American inventor (1920–2009)

William R. Bertelsen (May 20, 1920 – July 16, 2009) was an American inventor who pioneered in the field of air-cushion vehicles (hovercraft). Bertelsen was most notable for being the inventor of the Aeromobile, which is credited as the first hovercraft to carry a human over land and water. In 2002, Bertelsen was named the "Father of the Air Cushion Vehicle" by The World Hovercraft Federation.
William R. Bertelsen married Alberta Menzel on September 21, 1946, in Homewood, Illinois.

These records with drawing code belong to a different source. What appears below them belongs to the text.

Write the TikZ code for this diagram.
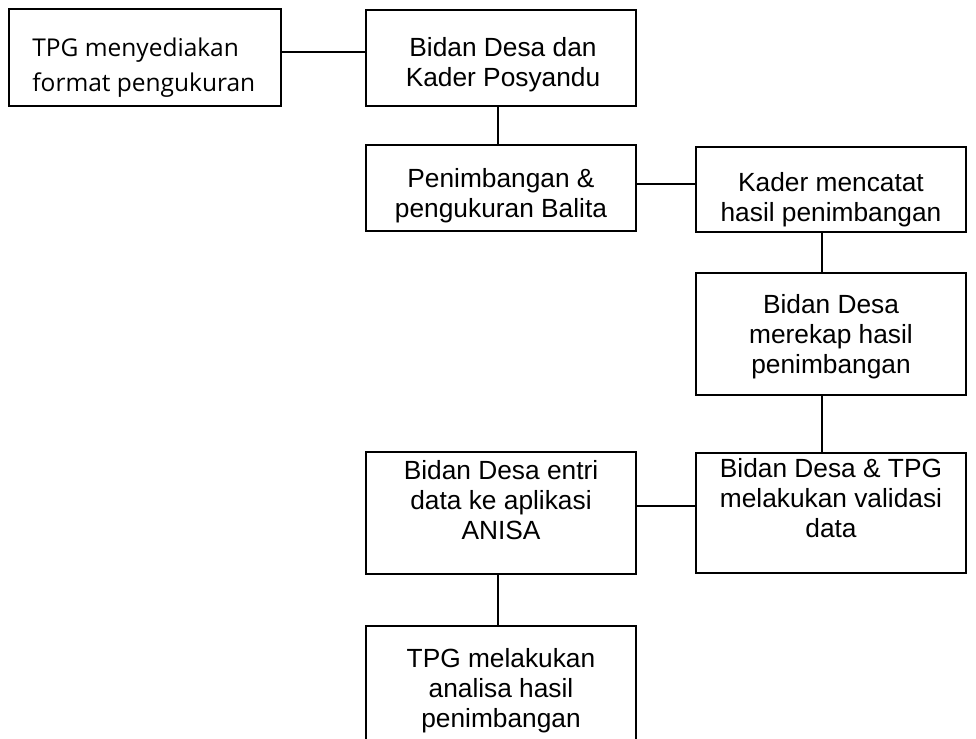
\documentclass[tikz,border=0pt]{standalone}
\usepackage{fontspec}
\setmainfont{Liberation Sans}
\newfontfamily\opensans{Open Sans}
\begin{document}
\begin{tikzpicture}[x=0.5pt,y=-0.5pt,
    box/.style={draw,line width=0.9pt,minimum width=135pt,inner sep=0pt},
    txt/.style={anchor=north,align=center,inner sep=0pt,font=\fontsize{13.15}{15.1}\selectfont}]
      \clip (0,0) rectangle (976,739);
      \node[box,minimum width=136pt,minimum height=48.5pt] (tpg) at (145,57.5) {};
      \node[box,minimum height=48pt] (dan) at (501,58) {};
      \node[box,minimum height=43pt] (timbang) at (501,188) {};
      \node[box,minimum height=42.5pt] (catat) at (831,189.5) {};
      \node[box,minimum height=61pt] (rekap) at (831,334) {};
      \node[box,minimum height=60pt] (validasi) at (831,513) {};
      \node[box,minimum height=61pt] (entri) at (501,513) {};
      \node[box,minimum height=87pt] (analisa) at (501,713) {};
      \node[txt,anchor=north west,align=left,font=\opensans\fontsize{12.25}{17.85}\selectfont]
        (tpg-t) at (32,37) {TPG menyediakan\\format pengukuran};
      \node[txt] (dan-t) at (503,37) {Bidan Desa dan\\Kader Posyandu};
      \node[txt] (timbang-t) at (501,168) {Penimbangan \&\\pengukuran Balita};
      \node[txt] (catat-t) at (831,172) {Kader mencatat\\hasil penimbangan};
      \node[txt] (rekap-t) at (831,294) {Bidan Desa\\merekap hasil\\penimbangan};
      \node[txt] (validasi-t) at (831,458) {Bidan Desa \& TPG\\melakukan validasi\\data};
      \node[txt] (entri-t) at (501,460) {Bidan Desa entri\\data ke aplikasi\\ANISA};
      \node[txt] (analisa-t) at (501,648) {TPG melakukan\\analisa hasil\\penimbangan};
      \coordinate (kiri) at (498,0);
      \coordinate (kanan) at (822,0);
      \coordinate (baris1) at (0,52);
      \coordinate (baris2) at (0,184);
      \coordinate (baris3) at (0,506);
      \begin{scope}[line width=0.9pt]
        \draw (tpg.east |- baris1) to (dan.west |- baris1);
        \draw (dan.south -| kiri) to (timbang.north -| kiri);
        \draw (timbang.east |- baris2) to (catat.west |- baris2);
        \draw (catat.south -| kanan) to (rekap.north -| kanan);
        \draw (rekap.south -| kanan) to (validasi.north -| kanan);
        \draw (validasi.west |- baris3) to (entri.east |- baris3);
        \draw (entri.south -| kiri) to (analisa.north -| kiri);
      \end{scope}
    \end{tikzpicture}
\end{document}
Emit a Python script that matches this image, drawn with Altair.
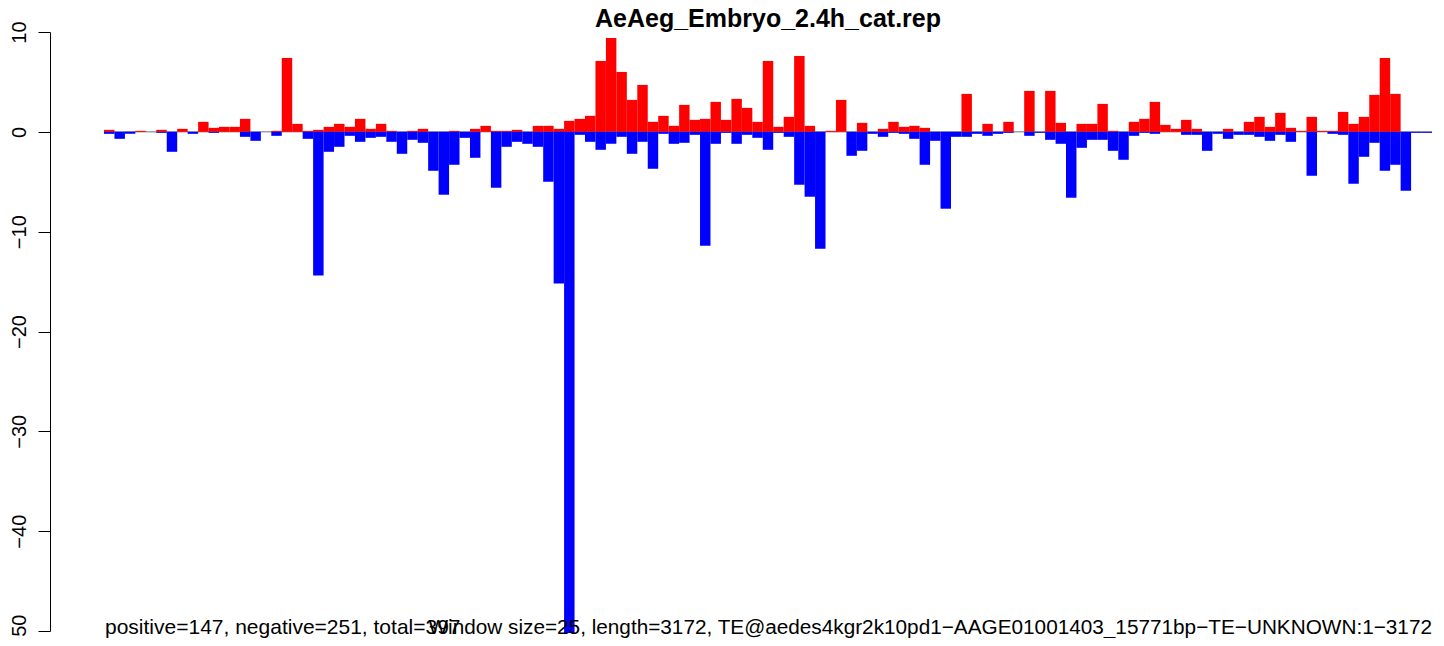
import altair as alt
import pandas as pd

TITLE = "AeAeg_Embryo_2.4h_cat.rep"
FOOT_LEFT = "positive=147, negative=251, total=397"
FOOT_RIGHT = "Window size=25, length=3172, TE@aedes4kgr2k10pd1\u2212AAGE01001403_15771bp\u2212TE\u2212UNKNOWN:1\u22123172"

# window index (25 bp windows over 3172 bp)
bins = list(range(127))

positive = [
    0.2, 0.0, 0.0, 0.1, 0.0, 0.2, 0.0, 0.3, 0.0, 1.0,
    0.4, 0.5, 0.5, 1.3, 0.0, 0.0, 0.1, 7.4, 0.8, 0.1,
    0.2, 0.5, 0.8, 0.5, 1.3, 0.3, 0.8, 0.1, 0.0, 0.1,
    0.3, 0.0, 0.0, 0.1, 0.0, 0.3, 0.6, 0.1, 0.1, 0.2,
    0.0, 0.6, 0.6, 0.3, 1.1, 1.3, 1.6, 7.1, 9.4, 6.0,
    3.2, 4.7, 1.0, 1.6, 0.6, 2.7, 1.2, 1.3, 3.0, 1.2,
    3.3, 2.4, 1.0, 7.1, 0.5, 1.5, 7.6, 0.6, 0.0, 0.1,
    3.2, 0.0, 0.9, 0.0, 0.3, 1.0, 0.5, 0.6, 0.4, 0.0,
    0.0, 0.0, 3.8, 0.0, 0.8, 0.0, 1.0, 0.0, 4.1, 0.0,
    4.1, 0.9, 0.0, 0.8, 0.8, 2.8, 0.1, 0.0, 1.0, 1.3,
    3.0, 0.7, 0.3, 1.2, 0.3, 0.0, 0.0, 0.3, 0.0, 1.0,
    1.5, 0.5, 1.9, 0.4, 0.1, 1.5, 0.1, 0.1, 2.0, 0.8,
    1.5, 3.7, 7.4, 3.8, 0.0, 0.0, 0.0,
]

negative = [
    -0.2, -0.7, -0.2, 0.0, 0.0, -0.1, -2.0, 0.0, -0.2, 0.0,
    -0.1, 0.0, 0.0, -0.5, -0.9, 0.0, -0.4, 0.0, 0.0, -0.7,
    -14.4, -2.0, -1.5, -0.4, -1.0, -0.6, -0.5, -1.0, -2.2, -0.8,
    -1.1, -3.9, -6.3, -3.3, -0.6, -2.6, 0.0, -5.6, -1.5, -1.0,
    -1.2, -1.5, -5.0, -15.2, -50.2, -0.3, -1.0, -1.8, -1.2, -0.5,
    -2.2, -1.0, -3.7, -0.2, -1.2, -1.1, -0.3, -11.4, -1.2, -0.1,
    -1.2, -0.3, -0.6, -1.8, -0.1, -0.5, -5.3, -6.5, -11.7, 0.0,
    0.0, -2.4, -1.9, -0.2, -0.5, -0.1, -0.2, -0.7, -3.3, -0.9,
    -7.7, -0.5, -0.5, -0.2, -0.4, -0.2, -0.1, 0.0, -0.4, -0.1,
    -0.8, -1.2, -6.6, -1.6, -0.8, -0.8, -1.9, -2.8, -0.4, -0.1,
    -0.2, 0.0, 0.0, -0.3, -0.3, -1.9, -0.2, -0.7, -0.3, -0.3,
    -0.5, -0.9, -0.3, -1.0, 0.0, -4.4, 0.0, -0.2, -0.3, -5.2,
    -2.5, -1.1, -3.9, -3.3, -5.9, -0.1, -0.1,
]

y_ticks = [10, 0, -10, -20, -30, -40, -50]

df = pd.DataFrame({
    "bin": bins,
    "bin_end": [b + 1 for b in bins],
    "pos": positive,
    "neg": negative,
    "zero": [0.0] * len(bins),
})
line_df = pd.DataFrame({"x0": [0], "x1": [len(bins)], "y": [0.0]})

W, H = 1328, 599
FONT = "Liberation Sans"

x_scale = alt.Scale(domain=[0, len(bins)], nice=False, zero=False)
y_scale = alt.Scale(domain=[-50, 10], nice=False, zero=False)
y_axis = alt.Axis(
    values=y_ticks, title=None, grid=False, offset=54, tickSize=12,
    labelAngle=270, labelAlign="center", labelBaseline="alphabetic",
    labelPadding=13, labelFont=FONT, labelFontSize=20, labelColor="black",
    domainColor="black", tickColor="black", domainWidth=1, tickWidth=1,
)

zero_line = alt.Chart(line_df).mark_rule(color="#a0a0a0", strokeWidth=1.5).encode(
    x=alt.X("x0:Q", scale=x_scale, axis=None),
    x2="x1:Q",
    y=alt.Y("y:Q", scale=y_scale, axis=y_axis),
)

red = alt.Chart(df).mark_rect(color="#ff0000", strokeWidth=0).encode(
    x=alt.X("bin:Q", scale=x_scale, axis=None),
    x2="bin_end:Q",
    y=alt.Y("pos:Q", scale=y_scale, axis=y_axis),
    y2="zero:Q",
)

blue = alt.Chart(df).mark_rect(color="#0000ff", strokeWidth=0).encode(
    x=alt.X("bin:Q", scale=x_scale, axis=None),
    x2="bin_end:Q",
    y=alt.Y("neg:Q", scale=y_scale, axis=y_axis),
    y2="zero:Q",
)

title = alt.Chart(pd.DataFrame({"t": [TITLE]})).mark_text(
    font=FONT, fontSize=25, fontWeight="bold", align="center",
    baseline="alphabetic", color="black",
).encode(text="t:N", x=alt.value(W / 2), y=alt.value(-5))

foot_l = alt.Chart(pd.DataFrame({"t": [FOOT_LEFT]})).mark_text(
    font=FONT, fontSize=21, align="left", baseline="alphabetic", color="black",
).encode(text="t:N", x=alt.value(1), y=alt.value(602))

foot_r = alt.Chart(pd.DataFrame({"t": [FOOT_RIGHT]})).mark_text(
    font=FONT, fontSize=20.75, align="right", baseline="alphabetic", color="black",
).encode(text="t:N", x=alt.value(W), y=alt.value(602))

chart = alt.layer(zero_line, red, blue, title, foot_l, foot_r).properties(
    width=W, height=H,
    autosize=alt.AutoSizeParams(type="none"),
    padding={"left": 96, "top": 24, "right": 4, "bottom": 7},
    background="white",
).configure_view(stroke=None)

chart.save("out.html", embed_options={"renderer": "svg", "actions": False})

He graduated from Rock Island High School in 1938 and studied mechanical engineering at the Indiana Institute of Technology for two years. Besides his busy career as a physician and inventor, Bertelsen was also a husband and father of four children. It was Bertelsen's career as a country medical doctor that primarily drove him to design and experiment with a variety of ACVs. His need for a way to reach rural patients in all forms of inclement weather quickly evolved into a life-long passion for developing alternative forms of transportation. Persisting through periods of encouragement and rejection alike, Bertelsen designed a number of ACVs and Ground Effect Machines (GEMs), including: Aeromobiles 35-1, 35-2, 72, 200-1, 200-2, 250-1; Arcopter GEM-1, GEM-2, GEM-3; and a vertical take-off and landing aircraft (VTOL). He also developed other types of air cushion applications, such as the Aeroplow, the Aeroduct System of Mass Transportation, and the Air Track Air Cushion Crawler. Additionally, Bertelsen wrote scientific papers, appeared in publications, and participated professionally in a number of domestic and international air cushion vehicles organizations, such as the U.S. Hovercraft Society, the British Hovercraft Society, and the Canadian Aeronautics and Space Institute. Experiments and tests were often a family affair, as he liked to involve family and neighbors whenever practicable.

Bertelsen never truly retired, working for the Metro MRI Center in Moline, Illinois, until March 2009. His final blog posts, only months before his death on July 16, 2009, still encouraged innovation and new ways of thinking about transportation. Several of Bertelsen's vehicles are in the collections of the National Air and Space Museum.

==In the media==
- In July 1959, he was featured on the cover of Popular Science magazine.
- in 1996, his inventions were featured in Extreme Machines series on The Discovery Channel.